PROBLEM TO SOLVE:
Leaving out every picture, copy the lines of the data exactly, from the first through the line containing "n_points = 158".

SOURCE MATERIAL:

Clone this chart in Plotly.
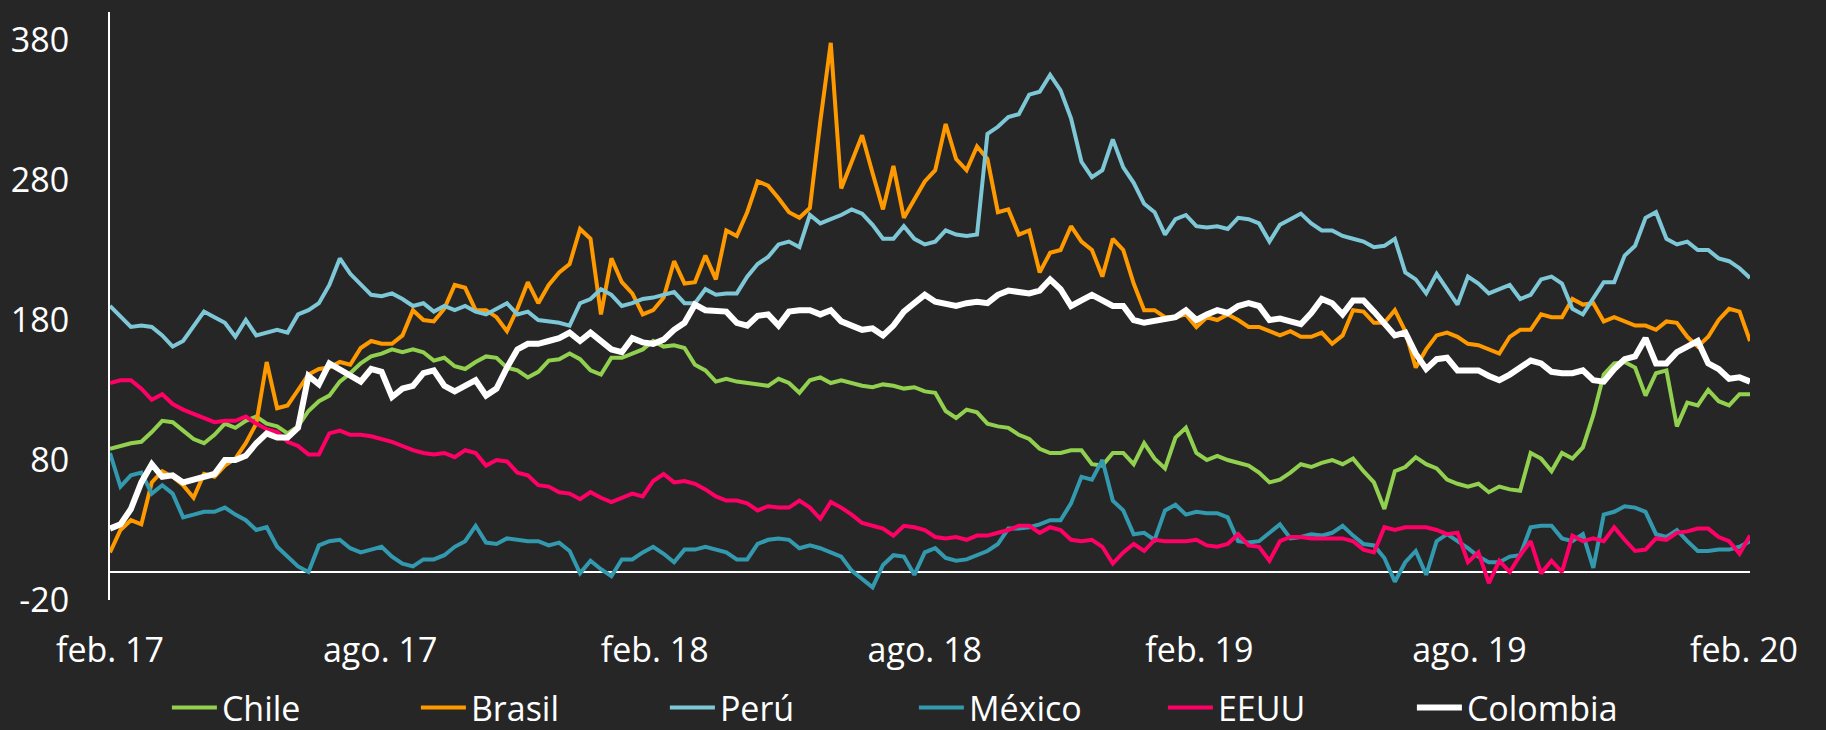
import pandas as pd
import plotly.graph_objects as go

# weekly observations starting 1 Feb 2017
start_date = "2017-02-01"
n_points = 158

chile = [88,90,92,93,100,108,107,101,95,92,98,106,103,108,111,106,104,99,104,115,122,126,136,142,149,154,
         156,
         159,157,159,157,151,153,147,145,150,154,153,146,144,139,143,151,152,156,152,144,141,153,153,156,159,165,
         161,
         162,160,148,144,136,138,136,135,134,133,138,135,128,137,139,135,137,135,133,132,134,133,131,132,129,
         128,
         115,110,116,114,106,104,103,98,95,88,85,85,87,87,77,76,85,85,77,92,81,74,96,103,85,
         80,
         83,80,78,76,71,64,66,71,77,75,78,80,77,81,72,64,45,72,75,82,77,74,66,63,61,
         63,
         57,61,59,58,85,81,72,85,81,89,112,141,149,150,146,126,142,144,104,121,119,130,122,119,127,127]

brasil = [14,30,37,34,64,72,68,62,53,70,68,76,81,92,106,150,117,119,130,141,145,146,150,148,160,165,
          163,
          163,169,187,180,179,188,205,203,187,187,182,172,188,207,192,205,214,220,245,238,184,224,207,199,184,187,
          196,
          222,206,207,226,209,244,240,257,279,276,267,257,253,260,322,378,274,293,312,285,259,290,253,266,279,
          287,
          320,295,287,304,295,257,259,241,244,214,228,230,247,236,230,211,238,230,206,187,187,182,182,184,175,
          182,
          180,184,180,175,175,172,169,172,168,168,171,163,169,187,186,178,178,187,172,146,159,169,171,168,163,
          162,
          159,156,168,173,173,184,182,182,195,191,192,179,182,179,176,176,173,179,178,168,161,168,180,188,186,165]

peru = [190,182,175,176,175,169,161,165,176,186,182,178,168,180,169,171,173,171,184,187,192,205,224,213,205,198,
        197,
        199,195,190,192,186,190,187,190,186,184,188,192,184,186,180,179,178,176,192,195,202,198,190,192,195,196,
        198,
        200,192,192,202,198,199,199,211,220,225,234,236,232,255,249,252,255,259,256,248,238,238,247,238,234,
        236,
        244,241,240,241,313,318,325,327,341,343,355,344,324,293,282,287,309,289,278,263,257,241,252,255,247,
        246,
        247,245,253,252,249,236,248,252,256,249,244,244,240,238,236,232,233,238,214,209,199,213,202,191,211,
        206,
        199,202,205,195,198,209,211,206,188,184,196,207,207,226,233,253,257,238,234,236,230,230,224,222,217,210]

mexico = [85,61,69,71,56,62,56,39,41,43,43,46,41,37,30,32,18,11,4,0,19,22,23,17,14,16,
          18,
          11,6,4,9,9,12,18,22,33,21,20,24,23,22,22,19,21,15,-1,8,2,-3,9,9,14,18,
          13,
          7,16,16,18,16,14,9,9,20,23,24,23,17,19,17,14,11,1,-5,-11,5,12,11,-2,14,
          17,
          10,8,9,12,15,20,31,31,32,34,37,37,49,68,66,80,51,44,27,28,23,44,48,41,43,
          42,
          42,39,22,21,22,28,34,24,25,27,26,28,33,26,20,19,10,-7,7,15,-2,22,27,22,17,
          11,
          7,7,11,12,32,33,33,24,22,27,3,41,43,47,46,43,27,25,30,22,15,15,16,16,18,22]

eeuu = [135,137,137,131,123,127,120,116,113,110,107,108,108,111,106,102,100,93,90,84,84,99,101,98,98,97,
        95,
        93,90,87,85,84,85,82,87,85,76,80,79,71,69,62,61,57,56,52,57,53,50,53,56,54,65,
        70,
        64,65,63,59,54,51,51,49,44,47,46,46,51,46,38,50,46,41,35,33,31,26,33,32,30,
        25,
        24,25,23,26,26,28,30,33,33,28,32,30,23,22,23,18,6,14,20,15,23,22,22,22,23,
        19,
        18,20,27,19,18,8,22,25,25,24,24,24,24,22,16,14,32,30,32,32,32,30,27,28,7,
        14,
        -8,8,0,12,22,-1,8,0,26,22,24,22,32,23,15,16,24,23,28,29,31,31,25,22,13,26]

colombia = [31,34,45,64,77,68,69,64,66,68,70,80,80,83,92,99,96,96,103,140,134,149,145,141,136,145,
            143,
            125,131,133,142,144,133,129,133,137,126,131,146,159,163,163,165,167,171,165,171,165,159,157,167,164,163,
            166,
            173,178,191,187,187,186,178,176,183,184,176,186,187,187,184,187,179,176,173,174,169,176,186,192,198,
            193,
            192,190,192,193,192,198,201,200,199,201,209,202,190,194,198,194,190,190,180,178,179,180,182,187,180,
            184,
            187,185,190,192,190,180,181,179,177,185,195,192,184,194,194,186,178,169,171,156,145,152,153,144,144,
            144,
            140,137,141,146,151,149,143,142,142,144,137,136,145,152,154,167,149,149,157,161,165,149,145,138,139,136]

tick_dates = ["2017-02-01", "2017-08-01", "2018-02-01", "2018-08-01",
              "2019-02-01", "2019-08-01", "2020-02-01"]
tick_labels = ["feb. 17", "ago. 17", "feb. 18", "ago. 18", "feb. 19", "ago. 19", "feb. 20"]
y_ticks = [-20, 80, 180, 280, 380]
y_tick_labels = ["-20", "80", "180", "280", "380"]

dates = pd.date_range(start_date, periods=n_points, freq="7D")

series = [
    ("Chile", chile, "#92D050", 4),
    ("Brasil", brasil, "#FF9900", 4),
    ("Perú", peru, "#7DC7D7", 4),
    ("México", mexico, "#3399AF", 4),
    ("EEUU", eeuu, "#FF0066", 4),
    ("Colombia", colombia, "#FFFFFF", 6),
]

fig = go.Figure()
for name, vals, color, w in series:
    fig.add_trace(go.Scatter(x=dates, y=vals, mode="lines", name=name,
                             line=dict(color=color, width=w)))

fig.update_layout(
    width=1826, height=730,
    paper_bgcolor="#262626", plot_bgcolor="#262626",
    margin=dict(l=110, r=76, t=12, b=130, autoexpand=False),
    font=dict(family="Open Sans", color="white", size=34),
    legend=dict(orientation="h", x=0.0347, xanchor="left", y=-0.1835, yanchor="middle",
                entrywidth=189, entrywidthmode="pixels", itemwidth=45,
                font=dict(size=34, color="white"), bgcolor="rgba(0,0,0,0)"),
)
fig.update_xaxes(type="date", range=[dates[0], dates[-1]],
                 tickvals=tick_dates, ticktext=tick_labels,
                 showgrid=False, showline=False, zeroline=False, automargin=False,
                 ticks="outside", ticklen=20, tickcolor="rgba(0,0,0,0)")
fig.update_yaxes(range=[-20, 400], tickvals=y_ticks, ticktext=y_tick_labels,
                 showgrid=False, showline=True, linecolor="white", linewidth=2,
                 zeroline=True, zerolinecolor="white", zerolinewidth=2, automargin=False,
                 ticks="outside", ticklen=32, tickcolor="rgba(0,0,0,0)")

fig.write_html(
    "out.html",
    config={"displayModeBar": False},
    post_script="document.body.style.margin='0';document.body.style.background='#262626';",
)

FINISHED TASK:
Clone this chart in Plotly.
import pandas as pd
import plotly.graph_objects as go

# weekly observations starting 1 Feb 2017
start_date = "2017-02-01"
n_points = 158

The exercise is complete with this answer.